В глазах мужчины на портрете зарождается живой блеск, лицо его оживает, расправляется стянутая маска, — в нём будто бы пробуждаются признаки жизни, черты лица становятся натуралистичными, и с тифозных губ слетает судорожный вдох.
— При всём моём уважении к Вам, мистер Чон, но мне трудно ответить на ваш вопрос.
— Этот омега смутно мне кое-кого напоминает, — Мадс, заметив, что художник глубоко ушёл в себя, не стал более ничего говорить.
Нет, мистер Чон не сошёл с ума, он всего лишь хочет вспомнить, и занимается альфа этим уже вторые сутки: детально прокручивая образ омеги в своей голове, не понимая своих чувств, блуждая впотьмах своих воспоминаний, чтобы, разумеется, в его памяти смог восстать образ прошлого, чтобы его вересковые глаза перед его глазами встали, смогли проникнуть в его душу, и только тогда он понимает... Но как жаль: то, что мы больше всего хотим забыть, чаще всего остаётся с нами навсегда. Может, потому что оно заставляет нас что-то менять в себе, является переломным моментом? Или потому, что это ломает нас, делая слабыми и никчёмными?
— Мадс, не показалось ли тебе странным, что у омеги на ногах много шрамов? Как думаешь, откуда они у него? С ним могли плохо обращаться его родители?
Мадс, поражаясь внезапным интересом к сироте мистера Чона, только грустно качает головой и искренне советует ему не делать поспешных выводов.
За ужином они молчат. Чонгук, тщательно обдумав новое положение своих дел, рассказывает Тэхёну о правилах и запретах. Одним из которых: запрет на вход на цокольный этаж, о котором мальчик не знал даже. Но раз предупредили, значит за непослушание он будет непременно наказан. Мистер Чон во что бы то ни стало заставит куклёнка ему повиноваться.
Завершив трапезу, Чонгук говорит, что уже поздний час и Тэхёну пора спать.
Омега поднимается с места, чтобы отправиться в свою спальню, отворачивает голову, когда Чонгук выходит из-за стола следом и останавливается рядом, смиряя ребёнка холодным взглядом. В нос ударяет запах лаванды — знакомый аромат. Чонгуку напоминает это о… прошлом. Так пахнут его воспоминания. Так пахнет его боль.

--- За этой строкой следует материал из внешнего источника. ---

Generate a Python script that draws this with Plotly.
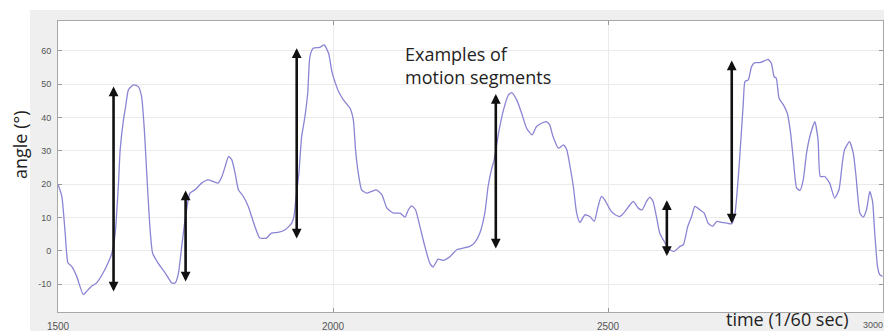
import plotly.graph_objects as go

# ---- data ----
time_vals = [1500, 1507, 1513, 1518, 1525, 1534, 1546, 1552, 1561, 1570, 1582, 1591, 1598, 1604, 1610, 1613,
             1619, 1623, 1628, 1637, 1646, 1652, 1657, 1661, 1667, 1672, 1682, 1695, 1707, 1713, 1719, 1725,
             1731, 1740, 1749, 1761, 1773, 1782, 1791, 1798, 1804, 1810, 1816, 1822, 1828, 1837, 1846, 1852,
             1858, 1867, 1879, 1888, 1900, 1913, 1925, 1929, 1933, 1938, 1943, 1949, 1954, 1958, 1964, 1976,
             1984, 1992, 1998, 2004, 2011, 2019, 2031, 2037, 2041, 2046, 2052, 2061, 2070, 2079, 2089, 2098,
             2110, 2122, 2131, 2137, 2143, 2150, 2158, 2167, 2176, 2182, 2191, 2200, 2213, 2225, 2237, 2249,
             2258, 2267, 2276, 2282, 2288, 2293, 2301, 2310, 2319, 2325, 2334, 2343, 2352, 2362, 2370, 2379,
             2388, 2394, 2400, 2410, 2419, 2425, 2431, 2437, 2443, 2449, 2458, 2467, 2475, 2482, 2488, 2494,
             2504, 2513, 2522, 2531, 2540, 2546, 2555, 2562, 2570, 2576, 2582, 2588, 2594, 2604, 2613, 2620,
             2631, 2637, 2645, 2652, 2658, 2667, 2675, 2682, 2690, 2698, 2707, 2716, 2725, 2731, 2737, 2742,
             2746, 2749, 2755, 2761, 2767, 2776, 2785, 2791, 2797, 2802, 2806, 2811, 2819, 2826, 2832, 2837,
             2843, 2849, 2855, 2861, 2867, 2876, 2882, 2886, 2894, 2903, 2912, 2920, 2926, 2930, 2939, 2946,
             2951, 2958, 2964, 2970, 2976, 2981, 2985, 2990, 2994, 2999]
angle_vals = [20.0, 16.3, 5.4, -3.6, -4.7, -7.7, -13.2, -12.2, -10.7, -9.7, -6.7, -3.7, -0.7, 5.3, 20.3, 30.3,
              39.3, 43.3, 48.3, 49.8, 49.3, 46.3, 36.3, 24.3, 7.3, -0.7, -3.7, -6.7, -9.7, -9.7, -6.7, 1.3,
              9.3, 17.3, 18.3, 20.3, 21.3, 20.8, 20.3, 22.3, 25.3, 28.3, 27.3, 23.3, 18.3, 16.3, 13.3, 10.3,
              7.3, 3.8, 3.8, 5.3, 5.5, 6.3, 8.3, 10.3, 16.3, 23.3, 34.3, 40.3, 47.3, 58.3, 60.8, 61.1,
              61.8, 59.3, 53.8, 50.5, 47.5, 45.3, 42.8, 39.3, 30.3, 23.3, 18.3, 17.3, 17.8, 18.3, 16.8, 12.8,
              11.3, 11.3, 10.1, 12.3, 13.5, 12.3, 7.3, 1.3, -3.7, -4.9, -2.5, -2.9, -1.7, 0.3, 0.8, 1.3,
              2.5, 5.3, 11.3, 19.3, 24.3, 27.3, 35.3, 42.3, 46.8, 47.5, 45.3, 41.3, 36.8, 34.8, 37.3, 38.3,
              38.8, 37.8, 34.3, 30.8, 31.8, 30.3, 25.3, 19.3, 11.3, 8.5, 10.8, 10.3, 8.8, 13.3, 16.3, 15.3,
              12.3, 10.8, 10.3, 11.8, 13.8, 14.8, 12.8, 12.3, 14.8, 16.1, 14.8, 10.3, 5.3, 2.3, 0.3, -0.2,
              1.3, 1.8, 7.3, 10.3, 13.3, 12.3, 11.3, 8.3, 7.3, 8.8, 8.5, 8.3, 8.1, 11.3, 22.3, 34.3,
              44.3, 50.8, 51.3, 55.3, 56.5, 56.5, 57.1, 57.5, 56.3, 52.3, 51.8, 45.8, 43.8, 41.3, 35.3, 27.3,
              18.8, 18.1, 21.3, 29.3, 34.3, 38.8, 33.3, 22.3, 22.3, 20.3, 15.8, 18.3, 26.3, 30.3, 32.8, 29.3,
              22.3, 11.3, 10.1, 12.3, 17.8, 14.8, 5.3, -4.7, -7.2, -7.7]

# motion-segment arrows
arrow_t = [1601, 1732, 1934, 2296, 2607, 2725]
arrow_lo = [-12.7, -9.7, 3.2, 0.2, -2.0, 7.7]
arrow_hi = [49.3, 18.1, 60.8, 47.1, 15.2, 57.1]

x_ticks = [1500, 2000, 2500, 3000]
y_ticks = [-10, 0, 10, 20, 30, 40, 50, 60]

annotation_text = "Examples of<br>motion segments"
x_title = "time (1/60 sec)"
y_title = "angle (°)"

# ---- figure (page has an 8px body margin, so figure is 8px smaller) ----
OFF = 8
W, H = 892 - OFF, 331 - OFF
ML, MR, MT, MB = 58 - OFF, 9, 21 - OFF, 19
PW, PH = W - ML - MR, H - MT - MB


def px_x(p):
    """page pixel x -> paper x"""
    return (p - OFF - ML) / PW


def px_y(p):
    """page pixel y -> paper y"""
    return (H - MB - (p - OFF)) / PH


fig = go.Figure()
fig.add_trace(go.Scatter(x=time_vals, y=angle_vals, mode="lines",
                         line=dict(color="#8a84d4", width=1.3, shape="spline", smoothing=0.5),
                         hoverinfo="skip", showlegend=False))

for t, lo, hi in zip(arrow_t, arrow_lo, arrow_hi):
    fig.add_annotation(x=t, y=hi, ax=t, ay=lo, xref="x", yref="y", axref="x", ayref="y",
                       text="", showarrow=True, arrowside="end+start",
                       arrowhead=2, startarrowhead=2, arrowsize=0.75, startarrowsize=0.75,
                       arrowwidth=2.6, arrowcolor="#111111", standoff=0, startstandoff=0)

font_main = "Open Sans, Liberation Sans, Arial, sans-serif"

fig.add_annotation(x=px_x(403), y=px_y(65), xref="paper", yref="paper", xanchor="left",
                   yanchor="middle", align="left", text=annotation_text, showarrow=False,
                   font=dict(family=font_main, size=18, color="#222222"))
fig.add_annotation(x=px_x(787), y=px_y(319), xref="paper", yref="paper", xanchor="center",
                   yanchor="middle", text=x_title, showarrow=False,
                   font=dict(family=font_main, size=18, color="#222222"))
fig.add_annotation(x=px_x(20), y=px_y(145), xref="paper", yref="paper", xanchor="center",
                   yanchor="middle", text=y_title, textangle=-90, showarrow=False,
                   font=dict(family=font_main, size=18, color="#222222"))

# white strips outside the gray panel
fig.add_shape(type="rect", xref="paper", yref="paper", x0=px_x(0), x1=px_x(30),
              y0=px_y(340), y1=px_y(0), fillcolor="white", line_width=0, layer="below")
fig.add_shape(type="rect", xref="paper", yref="paper", x0=px_x(0), x1=px_x(900),
              y0=px_y(10), y1=px_y(0), fillcolor="white", line_width=0, layer="below")

xtick_font = dict(family="Liberation Sans, Arial, sans-serif", size=10, color="#555555")
ytick_font = dict(family="Liberation Sans, Arial, sans-serif", size=9, color="#555555")

# last x tick label sits flush with the right edge of the page
xtick_text = [str(v) for v in x_ticks]
last_label = xtick_text[-1]
xtick_text[-1] = ""
fig.add_annotation(x=px_x(885), y=px_y(325), xref="paper", yref="paper", xanchor="right",
                   yanchor="middle", text=last_label, showarrow=False,
                   font=dict(family="Liberation Sans, Arial, sans-serif", size=9, color="#555555"))

fig.update_layout(
    width=W, height=H,
    margin=dict(l=ML, r=MR, t=MT, b=MB, pad=0),
    paper_bgcolor="#efefef", plot_bgcolor="white",
    showlegend=False,
    xaxis=dict(range=[1500, 3000], tickvals=x_ticks, ticktext=xtick_text,
               showgrid=True, gridcolor="#ebebeb", gridwidth=1, zeroline=False,
               showline=True, linecolor="#a8a8a8", linewidth=1, mirror="ticks",
               ticks="inside", ticklen=4, tickcolor="#999999", tickfont=xtick_font,
               automargin=False, ticklabelstandoff=5),
    yaxis=dict(range=[-18.4, 69.0], tickvals=y_ticks, ticktext=[str(v) for v in y_ticks],
               showgrid=True, gridcolor="#ebebeb", gridwidth=1, zeroline=False,
               showline=True, linecolor="#a8a8a8", linewidth=1, mirror="ticks",
               ticks="inside", ticklen=4, tickcolor="#999999", tickfont=ytick_font,
               automargin=False, ticklabelstandoff=4),
)

fig.write_html("out.html")
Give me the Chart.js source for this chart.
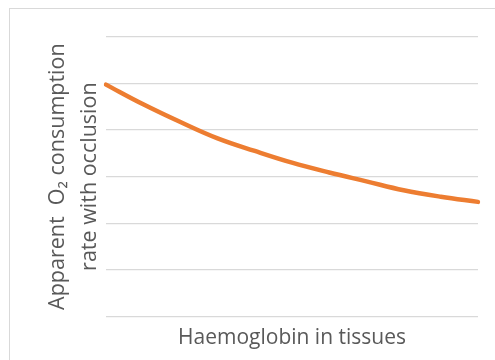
<!DOCTYPE html>
<html>
<head>
<meta charset="utf-8">
<script src="https://cdn.jsdelivr.net/npm/chart.js@4/dist/chart.umd.min.js"></script>
<style>
  html, body { margin: 0; padding: 0; background: #fff; overflow: hidden; }
  #wrap { position: relative; width: 495px; height: 360px; }
  #frame {
    position: absolute; left: 9px; top: 8px; width: 500px; height: 360px;
    border-left: 1px solid #d9d9d9; border-top: 1px solid #d9d9d9;
  }
  #wrap canvas { position: absolute; left: 0; top: 0; }
</style>
</head>
<body>
<div id="wrap">
  <div id="frame"></div>
  <canvas id="chart" width="495" height="360"></canvas>
</div>
<script>
// haemoglobin steps along the x axis (unlabelled)
const hbLevels = ["0", "1", "2", "3", "4", "5", "6", "7", "8", "9", "10"];
// apparent O2 consumption rate with occlusion
const o2Rate = [4.97, 4.55, 4.17, 3.82, 3.55, 3.30, 3.09, 2.90, 2.71, 2.57, 2.46];
// gridline levels (labels hidden)
const yTicks = [0, 1, 2, 3, 4, 5, 6];

const textColor = "#595959";
const gridColor = "#d9d9d9";
const fontFamily = "'Open Sans', 'Noto Sans', sans-serif";

new Chart(document.getElementById("chart"), {
    type: "line",
    data: {
        labels: hbLevels,
        datasets: [{
            data: o2Rate,
            borderColor: "#ed7d31",
            borderWidth: 4.5,
            borderCapStyle: "round",
            pointRadius: 0,
            tension: 0.4,
            fill: false
        }]
    },
    options: {
        responsive: false,
        animation: false,
        layout: {
            padding: { left: 41.5, right: 17, top: 36.5, bottom: 9 }
        },
        plugins: {
            legend: { display: false },
            tooltip: { enabled: false }
        },
        scales: {
            x: {
                offset: false,
                grid: { display: false, drawTicks: false },
                border: { display: false },
                ticks: { display: false },
                title: {
                    display: true,
                    text: "Haemoglobin in tissues",
                    color: textColor,
                    font: { family: fontFamily, size: 21, lineHeight: 1.2 },
                    padding: { top: 9, bottom: 0 }
                }
            },
            y: {
                min: yTicks[0],
                max: yTicks[yTicks.length - 1],
                grid: { color: gridColor, lineWidth: 1.3, drawTicks: false },
                border: { display: false },
                ticks: { display: false, stepSize: 1 },
                title: {
                    display: true,
                    text: ["Apparent  O\u2082 consumption", "rate with occlusion"],
                    color: textColor,
                    font: { family: fontFamily, size: 21.5, lineHeight: 1.5 },
                    padding: { top: 0, bottom: 0 }
                }
            }
        }
    }
});
</script>
</body>
</html>
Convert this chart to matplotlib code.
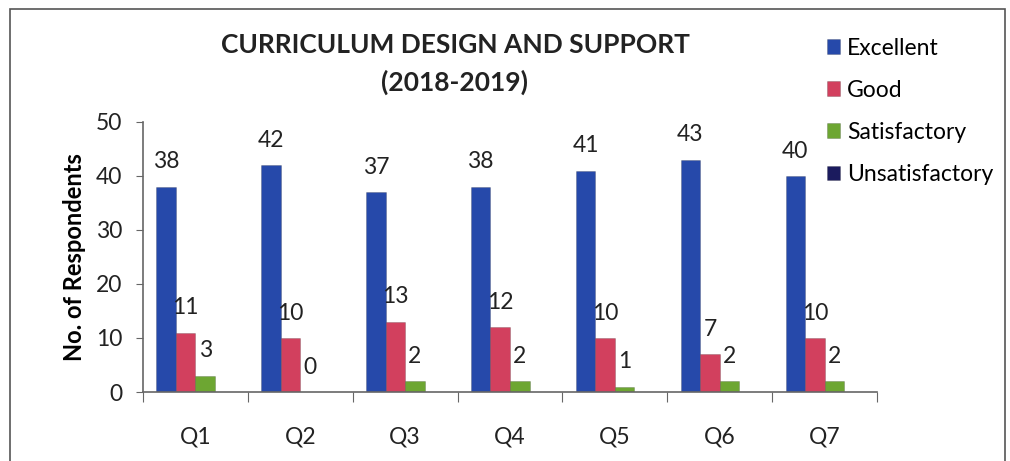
import matplotlib
matplotlib.use('Agg')
import matplotlib.pyplot as plt
from matplotlib.patches import Rectangle
import numpy as np

plt.rcParams['font.family'] = ['Lato', 'DejaVu Sans']

# Data
questions = ['Q1', 'Q2', 'Q3', 'Q4', 'Q5', 'Q6', 'Q7']
excellent = [38, 42, 37, 38, 41, 43, 40]
good = [11, 10, 13, 12, 10, 7, 10]
satisfactory = [3, 0, 2, 2, 1, 2, 2]
unsatisfactory = [0, 0, 0, 0, 0, 0, 0]

series = [('Excellent', excellent, '#2649aa', True),
          ('Good', good, '#d2405e', True),
          ('Satisfactory', satisfactory, '#6da632', True),
          ('Unsatisfactory', unsatisfactory, '#1b1b5e', False)]

fig = plt.figure(figsize=(10.1, 4.61), dpi=100)
fig.patch.set_facecolor('white')

# outer chart border
fig.add_artist(Rectangle((10 / 1010, -0.05), 995 / 1010, 1.05 - 9 / 461,
                         transform=fig.transFigure, fill=False,
                         edgecolor='#555555', linewidth=1.2))

ax = fig.add_axes([143 / 1010, 1 - 392 / 461, (877 - 143) / 1010, (392 - 122) / 461])

x = np.arange(len(questions))
w = 0.186
handles = []
for i, (name, vals, col, show) in enumerate(series):
    pos = x + (i - 1.5) * w
    bars = ax.bar(pos, vals, w, color=col, edgecolor='#00000033', linewidth=0.6, label=name)
    handles.append(bars)
    if show:
        for xp, v in zip(pos, vals):
            ax.annotate(str(v), (xp, v), xytext=(0, 18), textcoords='offset points',
                        ha='center', va='center', fontsize=16.5, color='#222222')

ax.set_xlim(-0.5, 6.5)
ax.set_ylim(0, 50)
ax.set_yticks([0, 10, 20, 30, 40, 50])
ax.tick_params(axis='y', labelsize=16.5, length=5, pad=10, color='#666666', labelcolor='#222222')

ax.set_xticks(np.arange(-0.5, 7, 1))
ax.set_xticklabels([])
ax.tick_params(axis='x', which='major', length=7, direction='out', color='#666666')
ax.set_xticks(x, minor=True)
ax.set_xticklabels(questions, minor=True)
ax.tick_params(axis='x', which='minor', length=0, pad=25, labelsize=16.5, labelcolor='#222222')

for s in ['top', 'right']:
    ax.spines[s].set_visible(False)
for s in ['left', 'bottom']:
    ax.spines[s].set_color('#666666')
    ax.spines[s].set_linewidth(1.2)

ax.set_ylabel('No. of Respondents', fontsize=17, fontweight='bold', labelpad=7)

fig.text(455 / 1010, 1 - 45 / 461, 'CURRICULUM DESIGN AND SUPPORT', ha='center', va='center',
         fontsize=19, fontweight='bold', color='#222222')
fig.text(455 / 1010, 1 - 82 / 461, '(2018-2019)', ha='center', va='center',
         fontsize=19, fontweight='bold', color='#222222')

fig.legend(handles=handles, loc='upper left', bbox_to_anchor=(806 / 1010, 1 - 17 / 461),
           frameon=False, fontsize=16.5, handlelength=0.6, handleheight=0.6,
           handletextpad=0.3, labelspacing=0.92)

fig.savefig('out.png', dpi=100)
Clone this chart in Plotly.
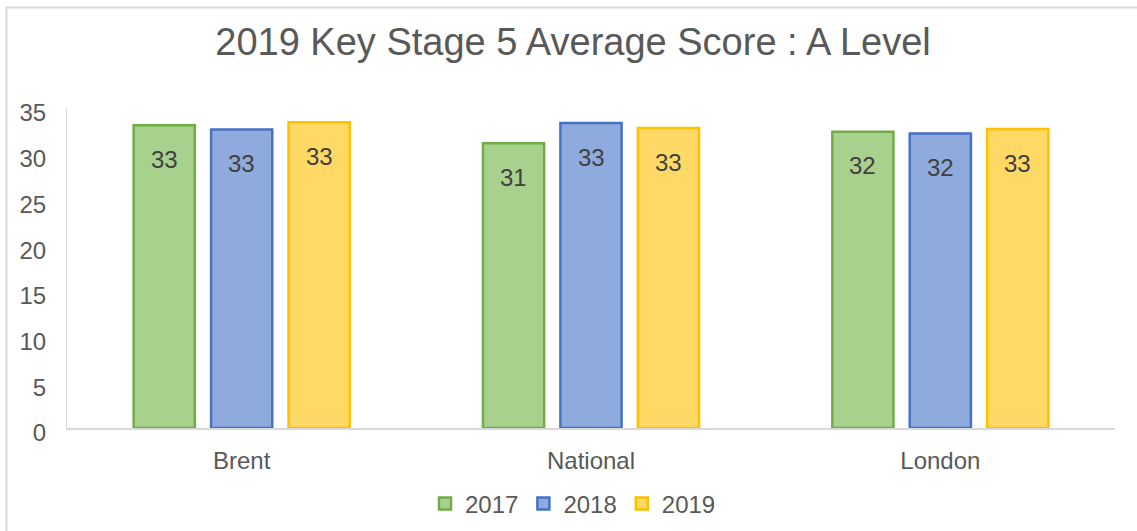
import plotly.graph_objects as go

categories = ["Brent", "National", "London"]
years = ["2017", "2018", "2019"]
values_2017 = [33.1, 31.15, 32.4]
values_2018 = [32.65, 33.35, 32.2]
values_2019 = [33.45, 32.8, 32.7]
fill_colors = ["#A9D18E", "#8FAADC", "#FFD966"]
line_colors = ["#70AD47", "#4472C4", "#FFC000"]

series = [values_2017, values_2018, values_2019]

FONT = "Liberation Sans, Arial, sans-serif"
W, H = 1137, 531
ml, mr, mt, mb = 67, 22, 108, 103
pw, ph = W - ml - mr, H - mt - mb

def px_to_paper_x(px):
    return (px - ml) / pw

def px_to_paper_y(py):
    return (H - mb - py) / ph

fig = go.Figure()
annotations = []
slot_px = 77.4
for i, (name, vals, fc, lc) in enumerate(zip(years, series, fill_colors, line_colors)):
    fig.add_trace(go.Bar(
        x=categories, y=vals, name=name,
        marker=dict(color=fc, line=dict(color=lc, width=2.5)),
        hoverinfo="x+y+name",
    ))
    for cat, v in zip(categories, vals):
        annotations.append(dict(
            x=cat, y=v, xref="x", yref="y", text=f"{v:.0f}", showarrow=False,
            xshift=(i - 1) * slot_px, yshift=-34, yanchor="middle", xanchor="center",
            font=dict(family=FONT, size=24, color="#404040"),
        ))

fig.update_layout(
    width=W, height=H,
    margin=dict(l=ml, r=mr, t=mt, b=mb, autoexpand=False),
    paper_bgcolor="white", plot_bgcolor="white",
    font=dict(family=FONT, size=24, color="#595959"),
    title=dict(text="2019 Key Stage 5 Average Score : A Level",
               x=px_to_paper_x(573), xanchor="center", y=1 - 42 / H, yanchor="middle",
               xref="paper", yref="container",
               font=dict(size=38, color="#595959")),
    barmode="group", bargap=0.335, bargroupgap=0.21,
    showlegend=True,
    legend=dict(orientation="h", x=px_to_paper_x(573), xanchor="center",
                y=px_to_paper_y(504), yanchor="middle",
                font=dict(size=24, color="#595959"), itemwidth=30,
                traceorder="normal"),
    xaxis=dict(showgrid=False, showline=True, linecolor="#D9D9D9", linewidth=2,
               ticks="", ticklabelstandoff=10, automargin=False,
               tickfont=dict(size=24, color="#595959")),
    yaxis=dict(range=[0, 35], dtick=5, showgrid=False, zeroline=False,
               showline=True, linecolor="#D9D9D9", linewidth=1,
               ticks="", ticklabelstandoff=15, ticklabelshift=5, automargin=False,
               tickfont=dict(size=24, color="#595959")),
    annotations=annotations,
    shapes=[dict(type="rect", xref="paper", yref="paper",
                 x0=px_to_paper_x(6.5), x1=px_to_paper_x(1145),
                 y0=px_to_paper_y(540), y1=px_to_paper_y(7.5),
                 line=dict(color="#D9D9D9", width=2), fillcolor="rgba(0,0,0,0)",
                 layer="below")],
)

fig.write_html("out.html", config={"displayModeBar": False},
               post_script="document.body.style.margin='0';document.body.style.overflow='hidden';")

Тэхёна не страшит сам вампир и возможная грубость в его отношении, которую вполне можно ожидать в будущем. Но ему не по себе из-за того, что он теперь, вся его жизнь теперь зависит от этого человека — Тэхён ещё не догадывается о том, что за тёмная тварь перед ним. И как бы он не пытался сохранять спокойствие, ему нервозно рядом с мистером Чоном.
Переодевшись в пижамное платье, что купил ему священник Чон перед тем, как отправить Тэхёна в поместье Тиркельсон, мальчик вскоре засыпает на своей кровати. Дверь в его комнату, тихо скрипнув, пропускает художника внутрь, и он длинной тенью скользит в темноте, останавливаясь у кровати омеги. Скользнув взглядом по его мерно вздымающейся груди, Чонгук лёгким движением руки откидывает одеяло в сторону. Взгляд его задерживается на босых ногах мальчишки, покрытых шрамами и кровавыми царапинами.
Чонгук сглатывает ком, ставший в горле. Он дотрагивается до кожи, изучая пальцами каждый рубец, — эта картина ему противна; в нём вновь, но еще сильнее прежнего вспыхивает злость, растекаясь чудовищными тенями по неряшливой, скудно освещённой светом луны комнате. И вампир, теряя над собой контроль, скрипит зубами, утробно рыча.
Если вдруг окажется, что виной шрамов на коже ребёнка есть его покойные родители, то у Тэхёна не останется никаких воспоминаний о прошлом.